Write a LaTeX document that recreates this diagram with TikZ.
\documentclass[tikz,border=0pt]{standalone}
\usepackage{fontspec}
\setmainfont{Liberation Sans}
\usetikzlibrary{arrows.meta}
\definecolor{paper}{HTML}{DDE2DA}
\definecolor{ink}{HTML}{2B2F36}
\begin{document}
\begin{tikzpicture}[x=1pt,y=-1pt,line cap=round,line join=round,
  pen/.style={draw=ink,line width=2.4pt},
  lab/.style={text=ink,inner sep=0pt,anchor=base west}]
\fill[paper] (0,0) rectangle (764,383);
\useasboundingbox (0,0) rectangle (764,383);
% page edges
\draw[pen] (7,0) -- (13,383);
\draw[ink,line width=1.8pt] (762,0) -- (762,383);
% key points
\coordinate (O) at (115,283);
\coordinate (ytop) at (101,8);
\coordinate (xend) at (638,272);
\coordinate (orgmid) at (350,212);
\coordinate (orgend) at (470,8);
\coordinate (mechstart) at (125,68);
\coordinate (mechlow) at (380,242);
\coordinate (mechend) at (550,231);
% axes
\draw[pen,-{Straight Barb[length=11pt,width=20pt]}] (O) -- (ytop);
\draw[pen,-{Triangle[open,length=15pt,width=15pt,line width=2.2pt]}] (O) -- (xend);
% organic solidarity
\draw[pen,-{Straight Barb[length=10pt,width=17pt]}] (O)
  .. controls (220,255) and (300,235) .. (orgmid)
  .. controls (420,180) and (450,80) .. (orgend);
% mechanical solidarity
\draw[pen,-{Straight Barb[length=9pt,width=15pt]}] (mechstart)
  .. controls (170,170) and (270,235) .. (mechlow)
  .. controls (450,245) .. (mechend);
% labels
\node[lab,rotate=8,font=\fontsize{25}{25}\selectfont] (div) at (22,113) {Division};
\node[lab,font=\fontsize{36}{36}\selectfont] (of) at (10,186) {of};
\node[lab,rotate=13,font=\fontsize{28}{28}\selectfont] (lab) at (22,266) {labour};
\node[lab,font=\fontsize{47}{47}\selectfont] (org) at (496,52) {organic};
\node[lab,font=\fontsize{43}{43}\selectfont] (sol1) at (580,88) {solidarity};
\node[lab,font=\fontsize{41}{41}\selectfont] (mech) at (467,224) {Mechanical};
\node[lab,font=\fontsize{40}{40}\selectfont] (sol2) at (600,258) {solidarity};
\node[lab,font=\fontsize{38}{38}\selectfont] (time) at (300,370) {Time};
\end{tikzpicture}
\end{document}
= = =
Task instructions – Extract the full listing and reproduce each line exactly.

Written solution –
Write a LaTeX document that recreates this diagram with TikZ.
\documentclass[tikz,border=0pt]{standalone}
\usepackage{fontspec}
\setmainfont{Liberation Sans}
\usetikzlibrary{arrows.meta}
\definecolor{paper}{HTML}{DDE2DA}
\definecolor{ink}{HTML}{2B2F36}
\begin{document}
\begin{tikzpicture}[x=1pt,y=-1pt,line cap=round,line join=round,
  pen/.style={draw=ink,line width=2.4pt},
  lab/.style={text=ink,inner sep=0pt,anchor=base west}]
\fill[paper] (0,0) rectangle (764,383);
\useasboundingbox (0,0) rectangle (764,383);
% page edges
\draw[pen] (7,0) -- (13,383);
\draw[ink,line width=1.8pt] (762,0) -- (762,383);
% key points
\coordinate (O) at (115,283);
\coordinate (ytop) at (101,8);
\coordinate (xend) at (638,272);
\coordinate (orgmid) at (350,212);
\coordinate (orgend) at (470,8);
\coordinate (mechstart) at (125,68);
\coordinate (mechlow) at (380,242);
\coordinate (mechend) at (550,231);
% axes
\draw[pen,-{Straight Barb[length=11pt,width=20pt]}] (O) -- (ytop);
\draw[pen,-{Triangle[open,length=15pt,width=15pt,line width=2.2pt]}] (O) -- (xend);
% organic solidarity
\draw[pen,-{Straight Barb[length=10pt,width=17pt]}] (O)
  .. controls (220,255) and (300,235) .. (orgmid)
  .. controls (420,180) and (450,80) .. (orgend);
% mechanical solidarity
\draw[pen,-{Straight Barb[length=9pt,width=15pt]}] (mechstart)
  .. controls (170,170) and (270,235) .. (mechlow)
  .. controls (450,245) .. (mechend);
% labels
\node[lab,rotate=8,font=\fontsize{25}{25}\selectfont] (div) at (22,113) {Division};
\node[lab,font=\fontsize{36}{36}\selectfont] (of) at (10,186) {of};
\node[lab,rotate=13,font=\fontsize{28}{28}\selectfont] (lab) at (22,266) {labour};
\node[lab,font=\fontsize{47}{47}\selectfont] (org) at (496,52) {organic};
\node[lab,font=\fontsize{43}{43}\selectfont] (sol1) at (580,88) {solidarity};
\node[lab,font=\fontsize{41}{41}\selectfont] (mech) at (467,224) {Mechanical};
\node[lab,font=\fontsize{40}{40}\selectfont] (sol2) at (600,258) {solidarity};
\node[lab,font=\fontsize{38}{38}\selectfont] (time) at (300,370) {Time};
\end{tikzpicture}
\end{document}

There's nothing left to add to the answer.